#### PROVIDED MATERIAL:
·····

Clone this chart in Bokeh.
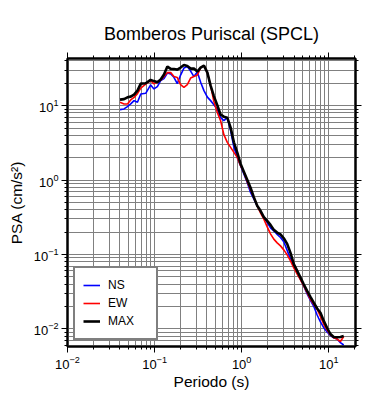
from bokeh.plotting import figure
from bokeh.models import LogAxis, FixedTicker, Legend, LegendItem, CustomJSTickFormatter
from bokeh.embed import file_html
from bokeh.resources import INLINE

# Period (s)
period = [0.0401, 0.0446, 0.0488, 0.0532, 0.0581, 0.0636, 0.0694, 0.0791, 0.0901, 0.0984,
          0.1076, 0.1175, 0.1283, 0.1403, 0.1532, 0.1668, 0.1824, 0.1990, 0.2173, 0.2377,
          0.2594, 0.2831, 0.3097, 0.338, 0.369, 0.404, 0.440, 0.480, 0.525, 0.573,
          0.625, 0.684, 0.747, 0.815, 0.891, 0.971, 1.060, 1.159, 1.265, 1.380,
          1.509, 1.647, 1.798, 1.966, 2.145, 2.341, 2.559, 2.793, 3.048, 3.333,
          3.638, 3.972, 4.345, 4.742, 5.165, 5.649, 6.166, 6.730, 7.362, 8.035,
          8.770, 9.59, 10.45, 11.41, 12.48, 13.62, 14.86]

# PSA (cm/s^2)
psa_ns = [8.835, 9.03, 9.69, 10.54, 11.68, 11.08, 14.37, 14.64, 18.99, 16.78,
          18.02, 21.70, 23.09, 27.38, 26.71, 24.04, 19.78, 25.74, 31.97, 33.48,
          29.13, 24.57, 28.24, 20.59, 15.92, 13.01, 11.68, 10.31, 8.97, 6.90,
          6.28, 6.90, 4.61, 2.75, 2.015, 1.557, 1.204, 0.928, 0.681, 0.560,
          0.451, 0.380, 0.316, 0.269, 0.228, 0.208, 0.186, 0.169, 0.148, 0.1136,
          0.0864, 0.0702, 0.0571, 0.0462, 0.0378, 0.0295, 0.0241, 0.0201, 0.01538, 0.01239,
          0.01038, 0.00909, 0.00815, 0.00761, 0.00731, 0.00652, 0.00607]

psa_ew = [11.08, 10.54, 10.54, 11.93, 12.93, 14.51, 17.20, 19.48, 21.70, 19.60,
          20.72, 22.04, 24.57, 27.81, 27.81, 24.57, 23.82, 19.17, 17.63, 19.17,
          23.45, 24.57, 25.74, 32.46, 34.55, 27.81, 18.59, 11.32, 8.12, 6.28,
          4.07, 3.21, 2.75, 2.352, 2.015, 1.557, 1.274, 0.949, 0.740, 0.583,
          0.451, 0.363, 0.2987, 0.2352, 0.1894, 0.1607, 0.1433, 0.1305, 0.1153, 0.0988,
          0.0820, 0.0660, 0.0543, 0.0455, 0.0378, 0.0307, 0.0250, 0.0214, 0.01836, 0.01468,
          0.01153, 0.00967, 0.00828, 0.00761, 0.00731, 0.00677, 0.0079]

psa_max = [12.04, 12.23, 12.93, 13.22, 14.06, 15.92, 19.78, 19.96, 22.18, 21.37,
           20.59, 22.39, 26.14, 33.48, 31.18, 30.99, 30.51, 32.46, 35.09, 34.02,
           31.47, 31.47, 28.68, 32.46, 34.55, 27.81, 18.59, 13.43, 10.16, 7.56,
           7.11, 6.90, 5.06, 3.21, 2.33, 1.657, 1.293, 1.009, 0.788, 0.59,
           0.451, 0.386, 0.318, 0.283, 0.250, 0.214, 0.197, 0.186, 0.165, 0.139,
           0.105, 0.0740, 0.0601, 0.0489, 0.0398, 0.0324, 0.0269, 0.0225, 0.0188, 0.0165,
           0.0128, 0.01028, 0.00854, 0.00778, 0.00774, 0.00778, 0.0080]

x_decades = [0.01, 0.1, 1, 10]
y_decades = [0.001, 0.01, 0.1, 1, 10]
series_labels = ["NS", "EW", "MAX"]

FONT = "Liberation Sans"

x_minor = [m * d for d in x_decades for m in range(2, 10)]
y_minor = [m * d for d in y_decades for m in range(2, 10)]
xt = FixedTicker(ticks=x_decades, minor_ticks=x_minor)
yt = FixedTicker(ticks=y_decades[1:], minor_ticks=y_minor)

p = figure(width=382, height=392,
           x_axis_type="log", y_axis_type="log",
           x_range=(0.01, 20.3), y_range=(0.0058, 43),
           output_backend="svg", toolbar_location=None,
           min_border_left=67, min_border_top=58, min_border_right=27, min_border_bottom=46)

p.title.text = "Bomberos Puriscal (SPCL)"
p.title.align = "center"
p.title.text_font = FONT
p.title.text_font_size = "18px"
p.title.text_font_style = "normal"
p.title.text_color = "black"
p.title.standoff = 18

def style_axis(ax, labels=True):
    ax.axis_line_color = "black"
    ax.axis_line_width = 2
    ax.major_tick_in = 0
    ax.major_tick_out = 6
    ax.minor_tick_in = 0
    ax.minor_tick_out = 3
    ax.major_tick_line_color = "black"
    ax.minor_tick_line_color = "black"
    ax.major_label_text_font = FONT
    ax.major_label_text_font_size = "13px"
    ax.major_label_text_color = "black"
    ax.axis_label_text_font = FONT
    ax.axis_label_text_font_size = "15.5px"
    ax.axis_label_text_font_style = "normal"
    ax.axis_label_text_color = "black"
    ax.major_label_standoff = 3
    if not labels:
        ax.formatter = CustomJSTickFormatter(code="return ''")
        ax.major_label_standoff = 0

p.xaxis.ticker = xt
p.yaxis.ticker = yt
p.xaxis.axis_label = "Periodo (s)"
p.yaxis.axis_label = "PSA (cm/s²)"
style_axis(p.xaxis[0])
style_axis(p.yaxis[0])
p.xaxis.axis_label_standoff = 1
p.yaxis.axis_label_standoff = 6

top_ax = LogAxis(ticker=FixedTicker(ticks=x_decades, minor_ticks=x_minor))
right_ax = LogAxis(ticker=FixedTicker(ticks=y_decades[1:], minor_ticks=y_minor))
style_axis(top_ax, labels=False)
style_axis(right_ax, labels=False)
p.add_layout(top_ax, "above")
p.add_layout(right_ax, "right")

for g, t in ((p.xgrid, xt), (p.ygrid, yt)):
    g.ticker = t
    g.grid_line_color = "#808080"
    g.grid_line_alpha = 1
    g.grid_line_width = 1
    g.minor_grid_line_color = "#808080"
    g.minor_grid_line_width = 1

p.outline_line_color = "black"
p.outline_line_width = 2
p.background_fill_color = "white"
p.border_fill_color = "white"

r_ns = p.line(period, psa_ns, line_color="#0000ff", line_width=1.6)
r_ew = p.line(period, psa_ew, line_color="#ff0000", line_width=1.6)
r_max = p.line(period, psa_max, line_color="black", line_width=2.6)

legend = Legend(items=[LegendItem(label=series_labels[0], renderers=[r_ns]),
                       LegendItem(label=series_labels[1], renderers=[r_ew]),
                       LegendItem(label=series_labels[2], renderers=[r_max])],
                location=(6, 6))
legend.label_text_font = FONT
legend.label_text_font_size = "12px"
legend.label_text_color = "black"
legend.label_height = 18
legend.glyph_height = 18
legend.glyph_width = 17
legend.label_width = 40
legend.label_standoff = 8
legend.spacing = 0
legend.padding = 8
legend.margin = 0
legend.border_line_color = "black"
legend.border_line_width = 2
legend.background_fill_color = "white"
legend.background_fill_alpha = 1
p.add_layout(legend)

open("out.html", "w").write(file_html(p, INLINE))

·····

#### TASK BRIEF:
Starting with the first line of the data above and ending with the line containing "8.770, 9.59, 10.45, 11.41, 12.48, 13.62, 14.86]", please restate every line exactly, leaving images out.

#### EXERCISE RESULT:
Clone this chart in Bokeh.
from bokeh.plotting import figure
from bokeh.models import LogAxis, FixedTicker, Legend, LegendItem, CustomJSTickFormatter
from bokeh.embed import file_html
from bokeh.resources import INLINE

# Period (s)
period = [0.0401, 0.0446, 0.0488, 0.0532, 0.0581, 0.0636, 0.0694, 0.0791, 0.0901, 0.0984,
          0.1076, 0.1175, 0.1283, 0.1403, 0.1532, 0.1668, 0.1824, 0.1990, 0.2173, 0.2377,
          0.2594, 0.2831, 0.3097, 0.338, 0.369, 0.404, 0.440, 0.480, 0.525, 0.573,
          0.625, 0.684, 0.747, 0.815, 0.891, 0.971, 1.060, 1.159, 1.265, 1.380,
          1.509, 1.647, 1.798, 1.966, 2.145, 2.341, 2.559, 2.793, 3.048, 3.333,
          3.638, 3.972, 4.345, 4.742, 5.165, 5.649, 6.166, 6.730, 7.362, 8.035,
          8.770, 9.59, 10.45, 11.41, 12.48, 13.62, 14.86]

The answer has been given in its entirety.